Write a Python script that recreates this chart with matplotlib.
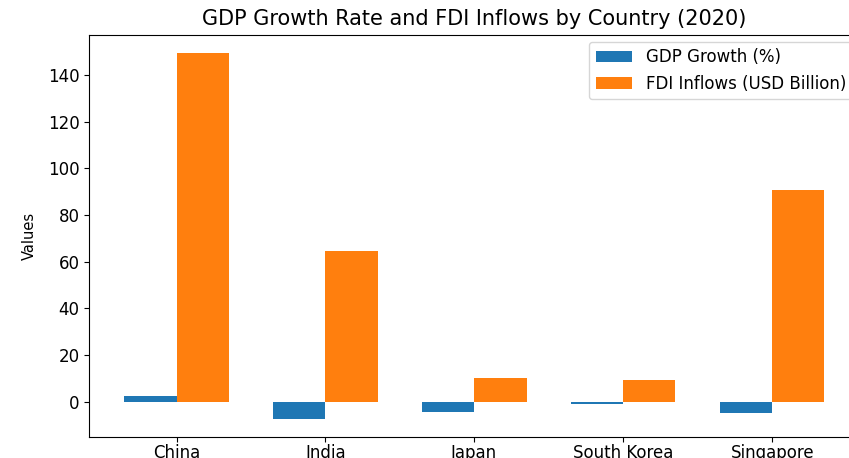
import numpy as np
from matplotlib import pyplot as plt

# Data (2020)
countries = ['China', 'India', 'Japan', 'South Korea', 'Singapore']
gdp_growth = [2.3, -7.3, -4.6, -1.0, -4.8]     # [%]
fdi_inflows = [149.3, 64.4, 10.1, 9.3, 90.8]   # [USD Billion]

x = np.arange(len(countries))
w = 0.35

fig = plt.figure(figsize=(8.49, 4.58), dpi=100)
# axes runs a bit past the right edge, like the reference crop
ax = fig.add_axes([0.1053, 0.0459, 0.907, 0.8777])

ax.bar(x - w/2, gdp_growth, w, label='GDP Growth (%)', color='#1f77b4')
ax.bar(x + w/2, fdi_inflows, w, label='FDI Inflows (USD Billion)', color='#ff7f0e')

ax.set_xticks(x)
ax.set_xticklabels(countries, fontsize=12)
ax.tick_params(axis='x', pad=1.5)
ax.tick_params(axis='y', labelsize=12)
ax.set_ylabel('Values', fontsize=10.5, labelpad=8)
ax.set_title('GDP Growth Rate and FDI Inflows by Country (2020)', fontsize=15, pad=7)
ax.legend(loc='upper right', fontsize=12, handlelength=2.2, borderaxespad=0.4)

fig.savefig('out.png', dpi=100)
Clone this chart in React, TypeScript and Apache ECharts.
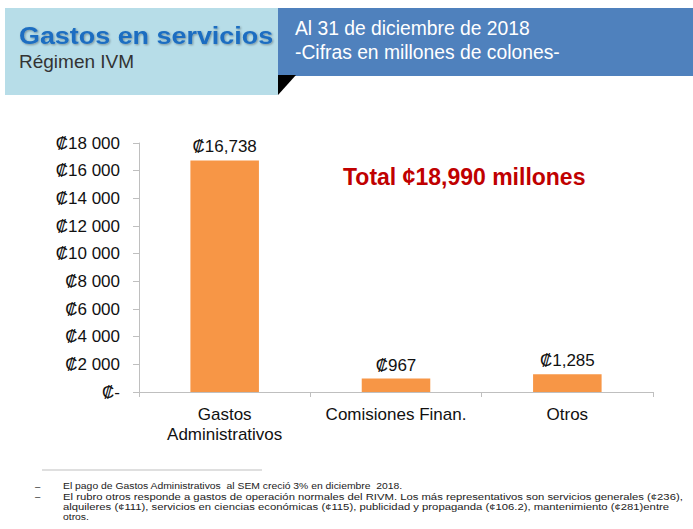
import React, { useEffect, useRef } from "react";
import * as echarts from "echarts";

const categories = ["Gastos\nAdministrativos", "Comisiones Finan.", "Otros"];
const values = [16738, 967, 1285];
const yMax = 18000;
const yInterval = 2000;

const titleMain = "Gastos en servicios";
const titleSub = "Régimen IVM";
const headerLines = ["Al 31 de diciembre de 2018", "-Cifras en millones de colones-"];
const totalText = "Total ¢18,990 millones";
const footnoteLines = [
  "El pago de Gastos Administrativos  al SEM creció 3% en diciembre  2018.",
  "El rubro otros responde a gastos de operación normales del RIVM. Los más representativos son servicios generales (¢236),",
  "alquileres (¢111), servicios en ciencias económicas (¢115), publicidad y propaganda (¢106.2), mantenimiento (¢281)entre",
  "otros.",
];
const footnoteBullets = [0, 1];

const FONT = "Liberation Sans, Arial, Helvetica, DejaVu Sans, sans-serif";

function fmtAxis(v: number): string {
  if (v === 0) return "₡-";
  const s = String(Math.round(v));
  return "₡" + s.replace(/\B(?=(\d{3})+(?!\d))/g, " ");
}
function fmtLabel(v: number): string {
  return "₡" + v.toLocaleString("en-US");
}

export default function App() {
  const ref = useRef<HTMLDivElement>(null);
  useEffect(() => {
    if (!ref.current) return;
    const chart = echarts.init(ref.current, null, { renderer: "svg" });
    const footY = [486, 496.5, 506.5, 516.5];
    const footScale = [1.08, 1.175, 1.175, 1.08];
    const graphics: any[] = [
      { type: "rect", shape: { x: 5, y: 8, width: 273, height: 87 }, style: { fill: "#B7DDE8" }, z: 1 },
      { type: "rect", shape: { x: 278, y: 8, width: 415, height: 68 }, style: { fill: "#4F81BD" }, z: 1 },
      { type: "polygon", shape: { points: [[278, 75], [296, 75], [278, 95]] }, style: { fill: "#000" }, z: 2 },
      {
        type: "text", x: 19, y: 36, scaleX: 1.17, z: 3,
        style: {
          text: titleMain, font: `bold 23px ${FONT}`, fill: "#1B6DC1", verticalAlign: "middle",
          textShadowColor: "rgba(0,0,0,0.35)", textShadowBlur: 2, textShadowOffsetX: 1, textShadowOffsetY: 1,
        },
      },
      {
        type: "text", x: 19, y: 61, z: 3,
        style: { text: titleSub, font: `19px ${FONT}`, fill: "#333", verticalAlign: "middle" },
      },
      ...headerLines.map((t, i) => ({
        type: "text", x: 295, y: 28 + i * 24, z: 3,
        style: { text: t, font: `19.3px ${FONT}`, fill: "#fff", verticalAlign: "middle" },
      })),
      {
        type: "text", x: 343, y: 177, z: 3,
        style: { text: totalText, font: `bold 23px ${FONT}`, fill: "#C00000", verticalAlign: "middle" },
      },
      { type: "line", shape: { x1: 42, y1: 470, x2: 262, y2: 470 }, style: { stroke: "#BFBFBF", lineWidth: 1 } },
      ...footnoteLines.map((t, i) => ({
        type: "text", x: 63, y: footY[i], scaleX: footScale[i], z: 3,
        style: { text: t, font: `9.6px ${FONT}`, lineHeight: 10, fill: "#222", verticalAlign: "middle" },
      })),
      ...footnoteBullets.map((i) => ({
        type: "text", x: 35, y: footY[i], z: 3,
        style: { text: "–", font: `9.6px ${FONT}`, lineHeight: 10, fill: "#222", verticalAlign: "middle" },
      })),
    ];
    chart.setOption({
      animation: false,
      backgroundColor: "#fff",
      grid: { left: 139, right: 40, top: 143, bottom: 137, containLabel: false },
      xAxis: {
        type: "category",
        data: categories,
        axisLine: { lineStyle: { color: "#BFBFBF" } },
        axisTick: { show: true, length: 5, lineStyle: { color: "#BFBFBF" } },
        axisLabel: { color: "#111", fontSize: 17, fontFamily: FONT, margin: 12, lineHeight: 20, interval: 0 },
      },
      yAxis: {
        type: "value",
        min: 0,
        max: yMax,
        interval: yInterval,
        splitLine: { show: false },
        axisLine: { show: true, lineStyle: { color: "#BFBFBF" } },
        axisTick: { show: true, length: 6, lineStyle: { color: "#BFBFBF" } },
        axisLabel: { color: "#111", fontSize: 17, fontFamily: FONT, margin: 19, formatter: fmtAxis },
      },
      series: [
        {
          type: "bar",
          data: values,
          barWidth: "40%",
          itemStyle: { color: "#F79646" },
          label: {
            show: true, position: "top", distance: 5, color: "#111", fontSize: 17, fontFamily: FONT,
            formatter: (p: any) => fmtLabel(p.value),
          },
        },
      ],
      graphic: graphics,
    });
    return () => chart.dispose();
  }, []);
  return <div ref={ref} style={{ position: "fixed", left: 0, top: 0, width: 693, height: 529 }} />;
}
------------------------------------
What to produce —
Write out the records above exactly as they stand, leaving out every picture.

Response —
Write a Python script that recreates this chart with matplotlib.
import numpy as np
from matplotlib import pyplot as plt

# Data (2020)
countries = ['China', 'India', 'Japan', 'South Korea', 'Singapore']
gdp_growth = [2.3, -7.3, -4.6, -1.0, -4.8]     # [%]
fdi_inflows = [149.3, 64.4, 10.1, 9.3, 90.8]   # [USD Billion]

x = np.arange(len(countries))
w = 0.35

fig = plt.figure(figsize=(8.49, 4.58), dpi=100)
# axes runs a bit past the right edge, like the reference crop
ax = fig.add_axes([0.1053, 0.0459, 0.907, 0.8777])

ax.bar(x - w/2, gdp_growth, w, label='GDP Growth (%)', color='#1f77b4')
ax.bar(x + w/2, fdi_inflows, w, label='FDI Inflows (USD Billion)', color='#ff7f0e')

ax.set_xticks(x)
ax.set_xticklabels(countries, fontsize=12)
ax.tick_params(axis='x', pad=1.5)
ax.tick_params(axis='y', labelsize=12)
ax.set_ylabel('Values', fontsize=10.5, labelpad=8)
ax.set_title('GDP Growth Rate and FDI Inflows by Country (2020)', fontsize=15, pad=7)
ax.legend(loc='upper right', fontsize=12, handlelength=2.2, borderaxespad=0.4)

fig.savefig('out.png', dpi=100)
Clone this chart in React, TypeScript and Apache ECharts.
import React, { useEffect, useRef } from "react";
import * as echarts from "echarts";

const categories = ["Gastos\nAdministrativos", "Comisiones Finan.", "Otros"];
const values = [16738, 967, 1285];
const yMax = 18000;
const yInterval = 2000;

const titleMain = "Gastos en servicios";
const titleSub = "Régimen IVM";
const headerLines = ["Al 31 de diciembre de 2018", "-Cifras en millones de colones-"];
const totalText = "Total ¢18,990 millones";
const footnoteLines = [
  "El pago de Gastos Administrativos  al SEM creció 3% en diciembre  2018.",
  "El rubro otros responde a gastos de operación normales del RIVM. Los más representativos son servicios generales (¢236),",
  "alquileres (¢111), servicios en ciencias económicas (¢115), publicidad y propaganda (¢106.2), mantenimiento (¢281)entre",
  "otros.",
];
const footnoteBullets = [0, 1];

const FONT = "Liberation Sans, Arial, Helvetica, DejaVu Sans, sans-serif";

function fmtAxis(v: number): string {
  if (v === 0) return "₡-";
  const s = String(Math.round(v));
  return "₡" + s.replace(/\B(?=(\d{3})+(?!\d))/g, " ");
}
function fmtLabel(v: number): string {
  return "₡" + v.toLocaleString("en-US");
}

export default function App() {
  const ref = useRef<HTMLDivElement>(null);
  useEffect(() => {
    if (!ref.current) return;
    const chart = echarts.init(ref.current, null, { renderer: "svg" });
    const footY = [486, 496.5, 506.5, 516.5];
    const footScale = [1.08, 1.175, 1.175, 1.08];
    const graphics: any[] = [
      { type: "rect", shape: { x: 5, y: 8, width: 273, height: 87 }, style: { fill: "#B7DDE8" }, z: 1 },
      { type: "rect", shape: { x: 278, y: 8, width: 415, height: 68 }, style: { fill: "#4F81BD" }, z: 1 },
      { type: "polygon", shape: { points: [[278, 75], [296, 75], [278, 95]] }, style: { fill: "#000" }, z: 2 },
      {
        type: "text", x: 19, y: 36, scaleX: 1.17, z: 3,
        style: {
          text: titleMain, font: `bold 23px ${FONT}`, fill: "#1B6DC1", verticalAlign: "middle",
          textShadowColor: "rgba(0,0,0,0.35)", textShadowBlur: 2, textShadowOffsetX: 1, textShadowOffsetY: 1,
        },
      },
      {
        type: "text", x: 19, y: 61, z: 3,
        style: { text: titleSub, font: `19px ${FONT}`, fill: "#333", verticalAlign: "middle" },
      },
      ...headerLines.map((t, i) => ({
        type: "text", x: 295, y: 28 + i * 24, z: 3,
        style: { text: t, font: `19.3px ${FONT}`, fill: "#fff", verticalAlign: "middle" },
      })),
      {
        type: "text", x: 343, y: 177, z: 3,
        style: { text: totalText, font: `bold 23px ${FONT}`, fill: "#C00000", verticalAlign: "middle" },
      },
      { type: "line", shape: { x1: 42, y1: 470, x2: 262, y2: 470 }, style: { stroke: "#BFBFBF", lineWidth: 1 } },
      ...footnoteLines.map((t, i) => ({
        type: "text", x: 63, y: footY[i], scaleX: footScale[i], z: 3,
        style: { text: t, font: `9.6px ${FONT}`, lineHeight: 10, fill: "#222", verticalAlign: "middle" },
      })),
      ...footnoteBullets.map((i) => ({
        type: "text", x: 35, y: footY[i], z: 3,
        style: { text: "–", font: `9.6px ${FONT}`, lineHeight: 10, fill: "#222", verticalAlign: "middle" },
      })),
    ];
    chart.setOption({
      animation: false,
      backgroundColor: "#fff",
      grid: { left: 139, right: 40, top: 143, bottom: 137, containLabel: false },
      xAxis: {
        type: "category",
        data: categories,
        axisLine: { lineStyle: { color: "#BFBFBF" } },
        axisTick: { show: true, length: 5, lineStyle: { color: "#BFBFBF" } },
        axisLabel: { color: "#111", fontSize: 17, fontFamily: FONT, margin: 12, lineHeight: 20, interval: 0 },
      },
      yAxis: {
        type: "value",
        min: 0,
        max: yMax,
        interval: yInterval,
        splitLine: { show: false },
        axisLine: { show: true, lineStyle: { color: "#BFBFBF" } },
        axisTick: { show: true, length: 6, lineStyle: { color: "#BFBFBF" } },
        axisLabel: { color: "#111", fontSize: 17, fontFamily: FONT, margin: 19, formatter: fmtAxis },
      },
      series: [
        {
          type: "bar",
          data: values,
          barWidth: "40%",
          itemStyle: { color: "#F79646" },
          label: {
            show: true, position: "top", distance: 5, color: "#111", fontSize: 17, fontFamily: FONT,
            formatter: (p: any) => fmtLabel(p.value),
          },
        },
      ],
      graphic: graphics,
    });
    return () => chart.dispose();
  }, []);
  return <div ref={ref} style={{ position: "fixed", left: 0, top: 0, width: 693, height: 529 }} />;
}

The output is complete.